Ma perché un genitore decide di iscrivere il proprio figlio a un corso di Karate? «È una domanda che ci siamo posti tante volte — spiega — e il senso della scelta lo possiamo ritrovare nelle parole di alcuni psicologi, pediatri e dei genitori dell’ Agsat (Associazione genitori soggetti autistici del Trentino) con i quali Karate Trento ha avviato un progetto. Lo hanno definito un’ottima base per la crescita armonica e psicomotoria del bambino».

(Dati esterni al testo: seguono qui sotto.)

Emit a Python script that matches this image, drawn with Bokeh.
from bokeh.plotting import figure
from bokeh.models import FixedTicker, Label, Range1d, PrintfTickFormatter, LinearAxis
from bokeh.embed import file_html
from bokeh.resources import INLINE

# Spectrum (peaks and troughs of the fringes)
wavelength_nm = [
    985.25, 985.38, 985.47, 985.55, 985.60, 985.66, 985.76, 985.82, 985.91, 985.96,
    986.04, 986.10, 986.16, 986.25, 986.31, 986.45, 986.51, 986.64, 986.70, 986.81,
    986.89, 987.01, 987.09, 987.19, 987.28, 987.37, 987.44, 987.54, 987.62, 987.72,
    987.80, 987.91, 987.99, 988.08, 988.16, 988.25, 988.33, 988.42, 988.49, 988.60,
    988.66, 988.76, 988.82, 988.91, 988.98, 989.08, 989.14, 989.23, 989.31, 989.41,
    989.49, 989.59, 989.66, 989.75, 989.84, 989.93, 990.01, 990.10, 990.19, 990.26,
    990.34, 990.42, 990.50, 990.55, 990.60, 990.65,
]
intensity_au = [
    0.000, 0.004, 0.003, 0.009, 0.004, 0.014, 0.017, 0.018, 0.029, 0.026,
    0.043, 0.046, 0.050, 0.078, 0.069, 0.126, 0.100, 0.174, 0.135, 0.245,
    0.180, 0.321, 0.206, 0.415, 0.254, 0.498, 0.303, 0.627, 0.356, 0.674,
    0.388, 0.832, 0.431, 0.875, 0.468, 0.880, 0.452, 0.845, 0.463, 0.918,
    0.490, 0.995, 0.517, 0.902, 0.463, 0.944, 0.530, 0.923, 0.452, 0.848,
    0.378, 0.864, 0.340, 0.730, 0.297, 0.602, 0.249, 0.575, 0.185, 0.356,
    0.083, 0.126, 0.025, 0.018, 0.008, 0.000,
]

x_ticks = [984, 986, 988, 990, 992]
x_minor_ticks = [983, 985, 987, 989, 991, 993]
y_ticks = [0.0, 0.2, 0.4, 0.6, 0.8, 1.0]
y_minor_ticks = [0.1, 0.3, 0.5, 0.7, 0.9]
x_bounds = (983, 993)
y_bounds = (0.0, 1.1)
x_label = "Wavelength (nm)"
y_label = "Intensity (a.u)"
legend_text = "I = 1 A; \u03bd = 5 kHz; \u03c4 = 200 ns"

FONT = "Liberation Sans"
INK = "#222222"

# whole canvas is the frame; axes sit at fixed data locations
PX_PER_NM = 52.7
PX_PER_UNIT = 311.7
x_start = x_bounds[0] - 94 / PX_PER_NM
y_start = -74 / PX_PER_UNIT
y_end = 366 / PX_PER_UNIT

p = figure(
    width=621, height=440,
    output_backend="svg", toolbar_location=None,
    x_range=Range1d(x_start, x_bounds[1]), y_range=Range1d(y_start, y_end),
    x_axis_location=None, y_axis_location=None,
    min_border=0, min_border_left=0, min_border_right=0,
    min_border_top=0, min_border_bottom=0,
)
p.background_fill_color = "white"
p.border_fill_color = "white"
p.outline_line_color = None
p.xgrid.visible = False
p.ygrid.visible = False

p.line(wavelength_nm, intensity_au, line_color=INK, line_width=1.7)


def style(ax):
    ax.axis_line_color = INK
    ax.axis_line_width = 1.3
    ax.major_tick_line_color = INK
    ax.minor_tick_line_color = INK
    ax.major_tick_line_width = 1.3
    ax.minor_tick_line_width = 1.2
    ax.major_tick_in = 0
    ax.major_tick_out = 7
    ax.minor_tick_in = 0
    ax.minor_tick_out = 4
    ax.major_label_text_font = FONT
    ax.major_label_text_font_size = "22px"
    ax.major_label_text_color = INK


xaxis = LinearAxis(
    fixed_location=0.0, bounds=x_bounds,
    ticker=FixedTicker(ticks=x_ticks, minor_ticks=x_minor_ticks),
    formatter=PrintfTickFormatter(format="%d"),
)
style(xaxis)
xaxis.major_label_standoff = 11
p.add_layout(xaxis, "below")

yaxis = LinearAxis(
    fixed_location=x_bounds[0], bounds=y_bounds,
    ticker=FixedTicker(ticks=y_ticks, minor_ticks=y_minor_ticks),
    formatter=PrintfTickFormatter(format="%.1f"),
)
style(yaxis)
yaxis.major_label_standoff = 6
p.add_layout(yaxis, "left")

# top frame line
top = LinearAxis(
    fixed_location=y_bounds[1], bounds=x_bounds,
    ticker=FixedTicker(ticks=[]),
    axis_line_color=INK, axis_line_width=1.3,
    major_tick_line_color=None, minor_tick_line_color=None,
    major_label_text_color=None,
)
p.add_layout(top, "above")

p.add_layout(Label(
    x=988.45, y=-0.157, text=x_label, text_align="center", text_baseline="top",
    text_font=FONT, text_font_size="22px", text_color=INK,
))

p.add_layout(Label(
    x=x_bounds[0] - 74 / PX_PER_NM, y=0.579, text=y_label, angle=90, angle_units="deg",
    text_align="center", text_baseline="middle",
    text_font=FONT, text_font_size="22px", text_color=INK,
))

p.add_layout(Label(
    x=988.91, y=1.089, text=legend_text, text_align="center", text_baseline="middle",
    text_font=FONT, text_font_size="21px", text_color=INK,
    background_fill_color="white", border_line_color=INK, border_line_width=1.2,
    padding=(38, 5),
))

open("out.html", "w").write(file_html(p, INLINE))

Ma il Karate è anche filosofia di vita, forse ancora prima di diventare disciplina sportiva. Poi c’è l’aspetto dell’autodifesa. «Per me è importante che i miei figli sappiano difendersi — spiega un’altra mamma, Katia Giovannini — è uno sport sano che insegna il controllo e può aiutare nella vita». È della stessa idea Filippo Fedrizzi, papà di Gabriele: «Qui, inoltre, non c’è l’ossessione del risultato». Ma Valente non vuole che il karate venga confuso con queste attività. «Sono molto scettico verso questi corsi — chiarisce — bisogna sempre tenere presenti gli obiettivi e la legge. La base è imparare a usare il proprio corpo, in modo che sia tonico, flessibile, per stare bene e anche per sapersi difendere. Ma questo viene dopo. C’è una frase di Funakoshi che mi è sempre rimasta impressa: “bisogna essere capaci di sorridere in ogni situazione”. Credo che questo non serva solo nelle arti marziali, ma anche nella vita. L’arte marziale non è violenza, aiuta i bambini più esuberanti a trovare un equilibrio, insegna loro il controllo, la calma, mentre ai più timidi rafforza il carattere». Nel 2020 il Karate entrerà a fare parte delle Olimpiadi, ma Valente è cauto. «È un passaggio importante, anche se ci sono aspetti positivi e negativi. Il fatto che fino ad ora non faceva parte del circuito olimpionico ha permesso a questa disciplina di crescere, concentrarsi sugli aspetti dello sviluppo fisico, senza dover per forza andare a caccia di medaglie».